Where some see this sort of salvage as a business opportunity, others see a privacy concern. Marc Rotenberg, founder of the Center for AI and Digital Policy, said that even if employees signed away intellectual property rights to work materials, that doesn’t settle whether employers should be allowed to sell internal communications to a third party—particularly when employees are unlikely to expect their Slack messages could be repurposed this way.
“I think the privacy issues here are quite substantial,” he said. “Employee privacy remains a key concern, particularly because people have become so dependent on these new internal messaging tools like Slack…It's not generic data. It's identifiable people.”
Rotenberg’s organization sent a letter to the Senate Commerce Committee Tuesday calling on the FTC to scrutinize new AI business practices, citing concerns about safeguards for protecting personal data.
While all companies that buy this material say they take anonymization seriously, data industry veterans say that the process is far from simple. There’s no “on-off switch” for personally identifiable information tethered to a career’s worth of work.

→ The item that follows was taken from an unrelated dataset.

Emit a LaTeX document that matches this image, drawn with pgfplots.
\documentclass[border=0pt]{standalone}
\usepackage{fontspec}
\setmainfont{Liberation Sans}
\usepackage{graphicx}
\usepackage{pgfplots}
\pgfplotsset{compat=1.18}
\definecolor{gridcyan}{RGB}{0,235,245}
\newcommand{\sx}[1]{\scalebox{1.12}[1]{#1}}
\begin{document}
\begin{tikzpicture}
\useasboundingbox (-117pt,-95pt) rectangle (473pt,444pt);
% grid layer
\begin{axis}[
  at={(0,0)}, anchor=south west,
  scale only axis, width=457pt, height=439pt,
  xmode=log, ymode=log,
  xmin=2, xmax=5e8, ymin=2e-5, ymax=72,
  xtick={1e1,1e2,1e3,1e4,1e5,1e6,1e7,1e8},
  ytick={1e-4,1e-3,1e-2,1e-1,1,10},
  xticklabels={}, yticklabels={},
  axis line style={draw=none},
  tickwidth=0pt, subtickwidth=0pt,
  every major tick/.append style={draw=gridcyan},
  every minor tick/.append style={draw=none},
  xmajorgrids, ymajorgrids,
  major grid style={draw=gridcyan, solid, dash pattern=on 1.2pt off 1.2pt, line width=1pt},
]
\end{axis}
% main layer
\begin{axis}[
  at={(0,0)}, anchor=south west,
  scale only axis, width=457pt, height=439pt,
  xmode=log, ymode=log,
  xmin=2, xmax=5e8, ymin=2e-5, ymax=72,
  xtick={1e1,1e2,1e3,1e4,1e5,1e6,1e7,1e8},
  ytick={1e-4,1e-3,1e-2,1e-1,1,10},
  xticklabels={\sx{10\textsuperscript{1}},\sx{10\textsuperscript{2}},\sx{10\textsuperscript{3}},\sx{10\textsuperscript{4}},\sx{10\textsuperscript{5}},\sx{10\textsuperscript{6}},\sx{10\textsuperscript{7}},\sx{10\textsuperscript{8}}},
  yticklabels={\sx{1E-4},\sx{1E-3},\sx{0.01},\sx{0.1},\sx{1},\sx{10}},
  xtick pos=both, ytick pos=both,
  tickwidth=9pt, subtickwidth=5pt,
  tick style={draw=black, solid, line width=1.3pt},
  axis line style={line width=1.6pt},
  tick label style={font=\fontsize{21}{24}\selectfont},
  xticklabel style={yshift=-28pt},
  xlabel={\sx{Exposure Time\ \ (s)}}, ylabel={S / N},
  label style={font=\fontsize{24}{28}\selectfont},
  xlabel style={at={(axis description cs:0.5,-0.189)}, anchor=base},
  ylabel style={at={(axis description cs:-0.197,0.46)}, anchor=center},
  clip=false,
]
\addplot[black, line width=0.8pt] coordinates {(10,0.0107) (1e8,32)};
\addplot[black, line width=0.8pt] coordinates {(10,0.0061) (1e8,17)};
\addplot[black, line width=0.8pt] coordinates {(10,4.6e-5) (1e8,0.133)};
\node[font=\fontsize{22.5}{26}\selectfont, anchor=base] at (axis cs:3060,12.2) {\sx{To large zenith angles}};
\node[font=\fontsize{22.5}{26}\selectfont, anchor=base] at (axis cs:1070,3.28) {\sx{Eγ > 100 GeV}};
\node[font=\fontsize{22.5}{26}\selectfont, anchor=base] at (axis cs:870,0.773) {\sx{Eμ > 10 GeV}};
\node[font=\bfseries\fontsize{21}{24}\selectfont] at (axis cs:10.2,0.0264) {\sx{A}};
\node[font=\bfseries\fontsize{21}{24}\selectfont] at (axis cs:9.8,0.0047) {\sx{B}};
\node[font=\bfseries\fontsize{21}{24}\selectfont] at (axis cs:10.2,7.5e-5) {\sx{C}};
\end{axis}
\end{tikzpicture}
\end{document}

“If anonymization's not done correctly, there are risks that companies who have access to the data would be able to see the activities of individual organizations and people, and then if not treated carefully, could leak into model output,” said Bobby Samuels, whose company Protege specializes in navigating the complex regulatory and legal landscape of real-world data.
Beyond anonymization, there’s a chance a person’s chats could be “regurgitated” by AI models. One 2020 study from institutions including OpenAI and Google showed that large language models can unintentionally memorize sequences from their training data verbatim, which can then be extracted with the right prompts.

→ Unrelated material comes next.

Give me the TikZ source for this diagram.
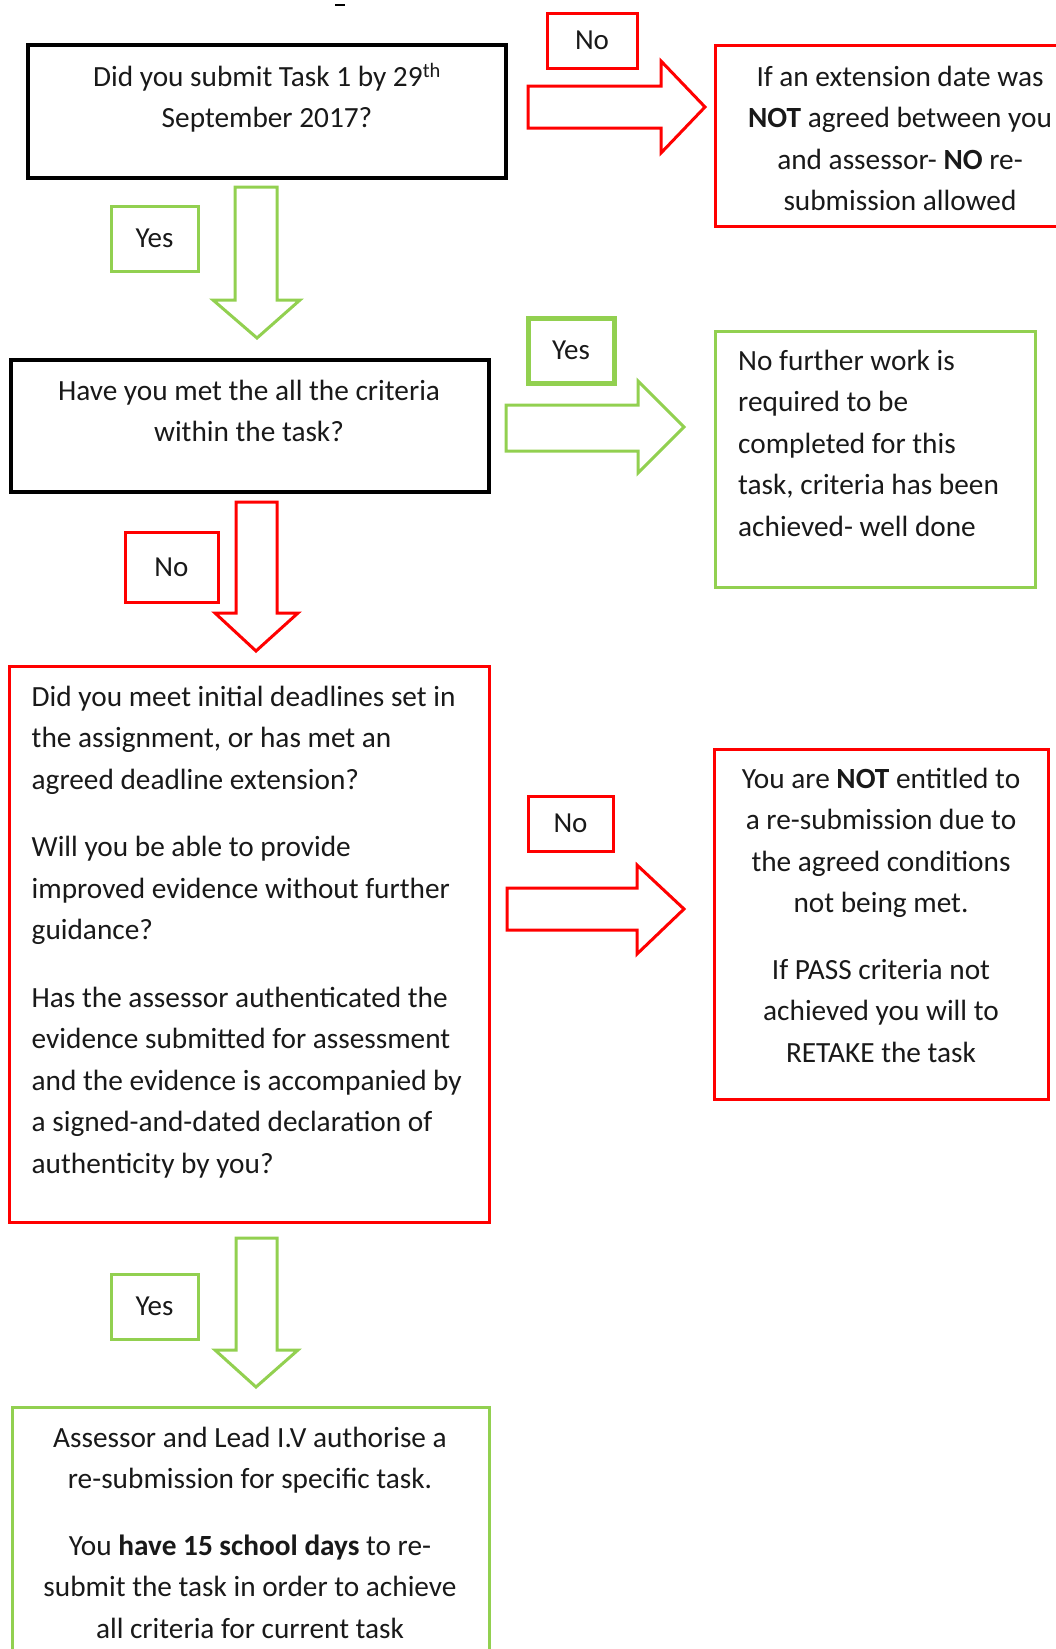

Reinforcement learning ‘gyms’
The demand for this real-world enterprise data has spurred on a new industry of ‘reinforcement learning gyms,’ which specialize in using defunct company data to build simulated environments where AI agents can practice navigating real workplaces. It’s becoming a big money maker: Anthropic is contemplating spending $1 billion on so-called “RL gyms” this year, the Information has reported. There are already around 50 nascent startups in the space, and data labeling companies like Mercor and micro1 whose revenue mostly comes from paying humans to generate training data, are also getting into the game. Some RL gym startups are already commanding hefty valuations: Prime Intellect’s is now over $1 billion, according to a source familiar with the matter, and Fleet is in talks to raise at a $750 million valuation, according to the Information. Prime Intellect did not respond to a request for comment.
One company, AfterQuery, sells a series of off-the-shelf “worlds” to AI labs, with names such as “Big Tech World”, “Finance World”, and “Tax World”, where an AI agent practices navigating a digital office, interacting with simulated user agents, and learning to solve real-world problems.
An example task reads like middle-management drudgery: the agent is told to plan a birthday for a coworker named Bob. But unbeknownst to the AI agent, another coworker is also planning one. To make matters worse, the AI agent has forgotten when Bob’s birthday is. To succeed, it has to message other employees, do some detective work and then chat with others to decide whether to join forces or abandon the original plan.
Seen in that light, maybe the hours you thought you were wasting on Slack could actually be the most enduring work you ever did. That is, unless the AI model—having memorized your data a little too well—accidentally reveals to the next generation of office workers that you were the coworker who forgot Bob’s birthday.